Di kota tempat kami menjadi mukimin, tidak terlalu terpengaruh dengan musim kering kecuali keluhan suhu bumi yang tinggi. Itu pun hampir semua rumah memasang ac. Dan kebanyakan waktu kami bekerja di ruangan yang juga ber-ac. Ac ini salah satu penyebab efek rumah kaca. Menyebabkan debit air di Sungai Tigris dan Eufrat sebagai sungai kelahiran peradaban menurun drastis juga ratusan kilometer es di kutub utara mencair.

Kyai Zaki, Kyai muda pengampu Tafsir Jalalain tiba di masjid beberapa hari ini dengan berjalan kaki. Mengurangi emisi karbon, dan bisa berefek menurunkan berat badan. Beberapa hari sebelumnya beliau kerap berkelakar tentang musim kemarau. 

"Tak ada yang ngadain Istisqo!"

"Memang kenapa, Yai?" Tanya saya polos.

"Tes ketakwaan!" Katanya sambil tertawa.

Saya bertanya dalam hati, memang kenapa tidak ada yang mengadakan Istisqo. Apakah hubungan masyarakat kota dan desa sudah terputus? Bukankah beras yang kita makan di kota adalah beras dari desa yang olahannya ditentukan oleh debit air.


Tiga Alasan

Apa karena orang kota pegang uang, artinya tak peduli lagi kesulitan petani  menanam padi? yang penting dengan uangnya kita bisa membeli beras. Meskipun mungkin berasnya beras impor. Kemampuan finansial orang kota kadang melupakan dari mana makanannya berasal. Kemampuan finansial ini tidak pula langsung terhubung dengan kemampuan daya beli. Kemampuan finansial orang kota itu hanya kesadaran bahwa apapun akhirnya tentang uang. 

Beberapa daerah memang ada yang mengadakan Solat Istisqo. Saya membayangkan apakah orang-orang yang mengadakan solat Istisqo ini sesuai tuntunan hadist Nabi Saw? Yang dikaji dalam kitab Bajuri. Saya ingat solat istisqo itu berkebalikan dengan solat idul fitri. Jamaah solat istisqo memakai pakaian sehari-hari, tidak memakai perhiasan, membawa ternak yang antara indukan dan anakannya dipisahkan.

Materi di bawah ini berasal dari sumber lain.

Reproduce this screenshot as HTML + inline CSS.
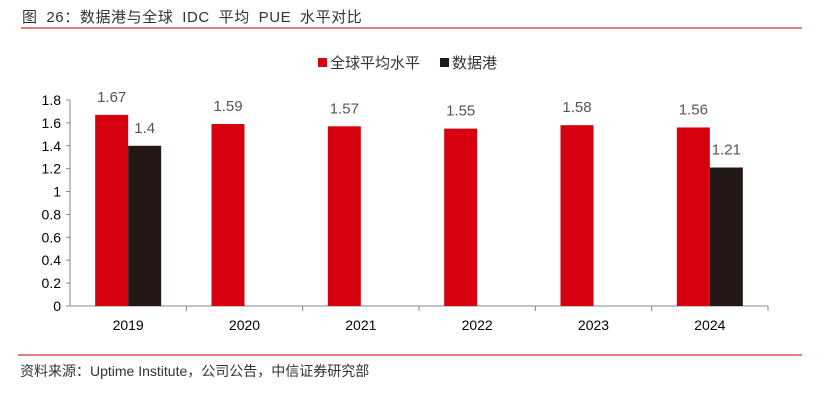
<!DOCTYPE html>
<html><head><meta charset="utf-8"><style>
body{margin:0;background:#fff;width:826px;height:407px;overflow:hidden;font-family:"Liberation Sans","Noto Sans CJK SC",sans-serif}
</style></head><body>
<svg width="826" height="407" xmlns="http://www.w3.org/2000/svg">
<text x="22" y="22" font-size="15" word-spacing="4" letter-spacing="0.6" fill="#333" font-family="Liberation Sans, Noto Sans CJK SC, sans-serif">图 26：数据港与全球 IDC 平均 PUE 水平对比</text>
<line x1="21" y1="28" x2="802" y2="28" stroke="#c00000" stroke-width="1"/>
<g font-size="15" fill="#333" font-family="Liberation Sans, Noto Sans CJK SC, sans-serif">
<rect x="318" y="58" width="9" height="9" fill="#d7000f"/>
<text x="330" y="68">全球平均水平</text>
<rect x="440" y="58" width="9" height="9" fill="#231815"/>
<text x="452" y="68">数据港</text>
</g>
<g id="plot"></g>
<line x1="18" y1="355" x2="802" y2="355" stroke="#c00000" stroke-width="1"/>
<text x="20" y="376" font-size="14" fill="#333" font-family="Liberation Sans, Noto Sans CJK SC, sans-serif">资料来源：Uptime Institute，公司公告，中信证券研究部</text>
</svg>
<script>
const categories=["2019","2020","2021","2022","2023","2024"];
const globalPUE=[1.67,1.59,1.57,1.55,1.58,1.56];
const dcPUE=[1.4,null,null,null,null,1.21];
const ticks=[0,0.2,0.4,0.6,0.8,1,1.2,1.4,1.6,1.8];
const NS="http://www.w3.org/2000/svg";
const g=document.getElementById("plot");
const x0=70,x1=768,yB=306,yT=100,yMax=1.8;
const y=v=>yB-(v/yMax)*(yB-yT);
const band=(x1-x0)/categories.length;
const cx=i=>x0+band*(i+0.5);
const bw=33;
function mk(t,a,txt){const e=document.createElementNS(NS,t);for(const k in a)e.setAttribute(k,a[k]);if(txt!=null)e.textContent=txt;g.appendChild(e);return e;}
ticks.forEach(t=>{
 const e=mk("text",{x:x0-9,y:y(t)+5,"text-anchor":"end","font-size":"14",fill:"#000"},String(t));
 
 
 const l=mk("line",{x1:x0-4,x2:x0,y1:y(t),y2:y(t),stroke:"#888"});
 
 
});
const ya=mk("line",{x1:x0,x2:x0,y1:yT,y2:yB,stroke:"#888"});


const xa=mk("line",{x1:x0,x2:x1,y1:yB,y2:yB,stroke:"#888"});


categories.forEach((c,i)=>{
 const tk=mk("line",{x1:x0+band*(i+1),x2:x0+band*(i+1),y1:yB,y2:yB+5,stroke:"#888"});
 
 
 const lb=mk("text",{x:cx(i),y:yB+24,"text-anchor":"middle","font-size":"14",fill:"#000"},c);
 
 
 const v=globalPUE[i];
 const r=mk("rect",{x:cx(i)-bw,y:y(v),width:bw,height:yB-y(v),fill:"#d7000f"});
 
 
 const t=mk("text",{x:cx(i)-bw/2,y:y(v)-13,"text-anchor":"middle","font-size":"15",fill:"#555"},String(v));
 
 
 const d=dcPUE[i];
 if(d!=null){
  const b=mk("rect",{x:cx(i),y:y(d),width:bw,height:yB-y(d),fill:"#231815"});
  
  
  const t2=mk("text",{x:cx(i)+bw/2,y:y(d)-13,"text-anchor":"middle","font-size":"15",fill:"#555"},String(d));
  
  
 }
});
</script>
</body></html>
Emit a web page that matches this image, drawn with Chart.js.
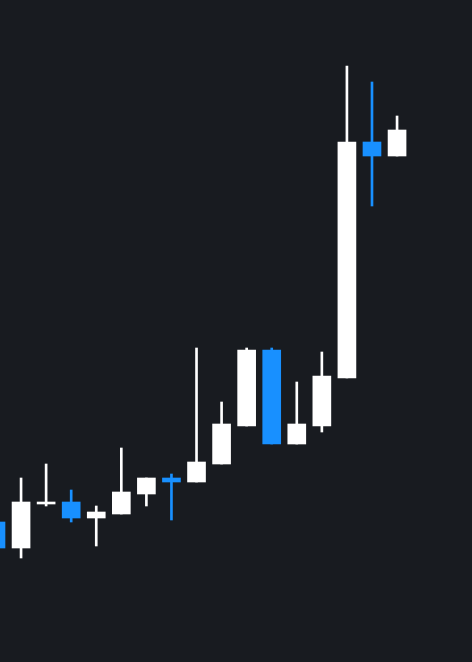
<!DOCTYPE html>
<html>
<head>
<meta charset="utf-8">
<script src="https://cdn.jsdelivr.net/npm/chart.js@4/dist/chart.umd.min.js"></script>
<style>
    html, body { margin: 0; padding: 0; background: #181b20; }
    #wrap { width: 472px; height: 662px; }
</style>
</head>
<body>
<div id="wrap"><canvas id="chart"></canvas></div>
<script>
// candle data (prices are estimated)
const opens  = [34.0, 31.4, 35.8, 36.0, 34.4, 34.8, 36.8, 38.4, 38.0, 39.8, 43.6, 51.2, 41.8, 43.6, 48.4, 72.0, 70.6]
const highs  = [34.6, 38.4, 39.8, 37.2, 35.6, 41.4, 38.4, 38.8, 51.4, 46.0, 51.4, 51.4, 48.0, 51.0, 79.6, 78.0, 74.6]
const lows   = [30.8, 30.4, 35.6, 34.0, 31.6, 34.8, 35.6, 34.2, 38.0, 39.8, 43.6, 41.8, 41.8, 43.0, 48.4, 65.6, 70.6]
const closes = [31.4, 36.0, 36.0, 34.4, 35.0, 37.0, 38.4, 38.0, 40.0, 43.8, 51.2, 41.8, 43.8, 48.6, 72.0, 70.6, 73.2]

const upColor = "#ffffff"
const downColor = "#1890ff"

let colors = opens.map((o, i) => closes[i] >= o ? upColor : downColor)
let wicks = highs.map((h, i) => ({x: i, y: [lows[i], h]}))
let bodies = opens.map((o, i) => ({x: i, y: [o, closes[i]]}))

window.onload = () => {
    new Chart(document.getElementById("chart"), {
        type: 'bar',
        data: {
            datasets: [
                {
                    data: wicks,
                    backgroundColor: colors,
                    barThickness: 2,
                    grouped: false,
                    order: 2
                },
                {
                    data: bodies,
                    backgroundColor: colors,
                    barThickness: 18,
                    grouped: false,
                    order: 1
                }
            ]
        },
        options: {
            responsive: true,
            maintainAspectRatio: false,
            animation: false,
            layout: { padding: 0 },
            plugins: {
                legend: { display: false },
                tooltip: { enabled: false }
            },
            scales: {
                x: { type: 'linear', min: 0.16, max: 18.99, offset: false, display: false },
                y: { min: 20, max: 86.2, display: false }
            }
        }
    })
}
</script>
</body>
</html>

Agar embikan anakannya, memancarkan belas kasihan. Di antara seruan istighfar sebanyak sembilan kali imam katib dalam khutbahnya.

Istisqo suatu perhelatan keagamaan yang cukup menarik sebenarnya. Orang sekarang jarang mengamalkan dan terkadang tertukar dengan Istigotsah. Istigoshah itu perhelatan dzikir akbar.

Jarangnya orang mengadakan solat Istisqo saat musim kering bisa jadi karena tiga alasan:

  • Ngaji kitab fiqih sudah tidak diminati.
  • Musim kemarau hanya dianggap siklus. Padahal seperti jemari Tanara bertanya tadi, semuanya terhubung kepada Kuasa Yang Menciptakannya.
  • Atau lahan pertanian yang langsung terhubung dengan kebutuhan makanan pokok sudah mulai banyak beralih fungsi.

Pagi itu kitab Jalalain melukiskan indahnya QS An-Najm ayat 49 tentang Bintang Sirius yang dijadikan sesembahan orang Arab Jahiliah. Ayatnya bermotif wau qosam, dalam Mubtada Khobar Jar Majrur. Menandakan bintang tersebut meski memiliki intensitas cahaya paling terang yang terletak di utara langit mengalahkan rasi-rasi bintang lain, sejatinya tetap milik Allah. Kyai Zaki, menghubungkannya dengan ayat 9 di surat yang sama saat Nabi Muhammad Saw (Selawat serta salam senantiasa tercurah pada Beliau Nabi yang Ummi, sebagaimana selawat ummi) menyaksikan Malak Jibril menemui beliau dengan wujud aslinya yang gagah, pada masa-masa awal penyampaian wahyu Al Qur'an. Di mana banyak ulama melukiskan penuhnya seluruh langit angkasa oleh tubuh perkasa Malak Jibril. Diriwayatkan Malak Jibril mendekat ke hadirat Nabi Saw hingga jarak dua busur panah, dan dua bentuk busur panah juga dimiliki Bintang Sirius itu. 

"Seperti pola gelombang suara, ada dua garis melengkung yang sama-sama diperjalankan, dan ada titik di mana kedua busur itu bertemu" Jelas Kyai Zaki. Nah, menurut beliau jarak titik temu antar dua busur itu adalah 49,9 tahun. Mewakili ayat 49 dan ayat 9 An Najm tadi.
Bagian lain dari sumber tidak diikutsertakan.